Trevor Noah spent his first night as host of The Daily Show eagerly reassuring viewers that this was the same show we had watched and loved for 16 years. And in most ways, it was: Jon Stewart’s team of writers and producers stayed on, and last night’s episode maintained the same formula and structure. There was even a Moment of Zen, though Noah stood while introducing it instead of remaining seated. (That was somehow the most disconcerting moment of the night.) The result wasn’t very exciting: just a tepid—and slightly more crass—episode of The Daily Show.
Sure, there is only so much we can know about a late night talk show from just one episode. (Full disclosure: After HBO's premiere of Last Week Tonight I declared that John Oliver's new show lacked ambition. If this is the point where you close this tab, I'll understand.) More than any other genre, a talk show needs time to grow into itself. After all, even Jon Stewart wasn’t Jon Stewart 16 years ago.
Noah didn’t have any first-day jitters to work out, but what we saw wasn’t promising. While Noah riffed on Pope Francis, John Boehner, and Whitney Houston (so topical!) his main subject, and the engine of most of his comedy, was himself: his foreignness, his race, his supposed ignorance of American politics. “Thank you for believing in me,” he said to Jon Stewart in an opening monologue, promising not to make him “look like the crazy old dude who left his inheritance to some random kid from Africa.” After the studio audience cheered when he noted that the Mets made the playoffs, he added, “I don’t know what that is but Jon told me that would work.” Some of the meta humor was funny, but Noah can only go to that well for so long.

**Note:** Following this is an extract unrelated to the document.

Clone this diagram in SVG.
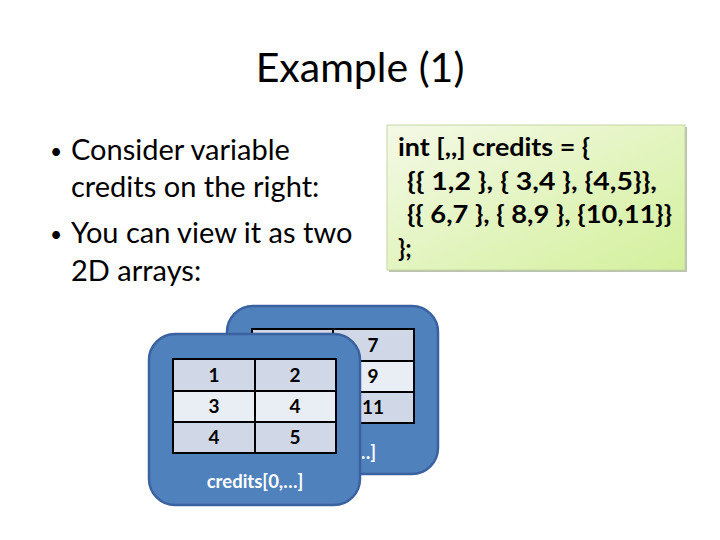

When left to make jokes without the help of his writers’ room, Noah flailed. Most late-night hosts take time to become decent celebrity interviewers, and it certainly was never Jon Stewart’s strong point. But Noah’s interview with comedian Kevin Hart was almost painful, concluding with a lengthy discussion of Hart’s striped sweatpants.
In fact, the breakout comic of the episode was a newly hired correspondent, Roy Wood, Jr. Brought on to discuss the news that water has been found on Mars, Wood insisted there was little chance a black man like him would get to go to space even once it was found inhabitable: “A brother can’t catch a cab. You think we can catch a spaceship?" When Noah began to argue, Wood Jr. responded: "You’ve only had The Daily Show for one commercial break; these white people ain't decided if they like you yet.”
So far, the show hasn’t taken the “global,” cosmopolitan turn that has been much heralded. But Noah—the first millennial late-night host—did skew younger in his cultural references, mentioning Fetty Wap and sexting. And while most of his political humor played it safe—John Boehner cries, and the Pope drives a small car—he did offer a few stale “edgy” jokes, including a spectacularly misjudged AIDS punchline. At these moments, his comedy reveals a self-satisfied quality. Sitting behind his anchor desk in a tailored suit, with that face and those dimples, Noah looked every bit the cable-news anchor that The Daily Show satirizes—smooth, confident, uninspiring.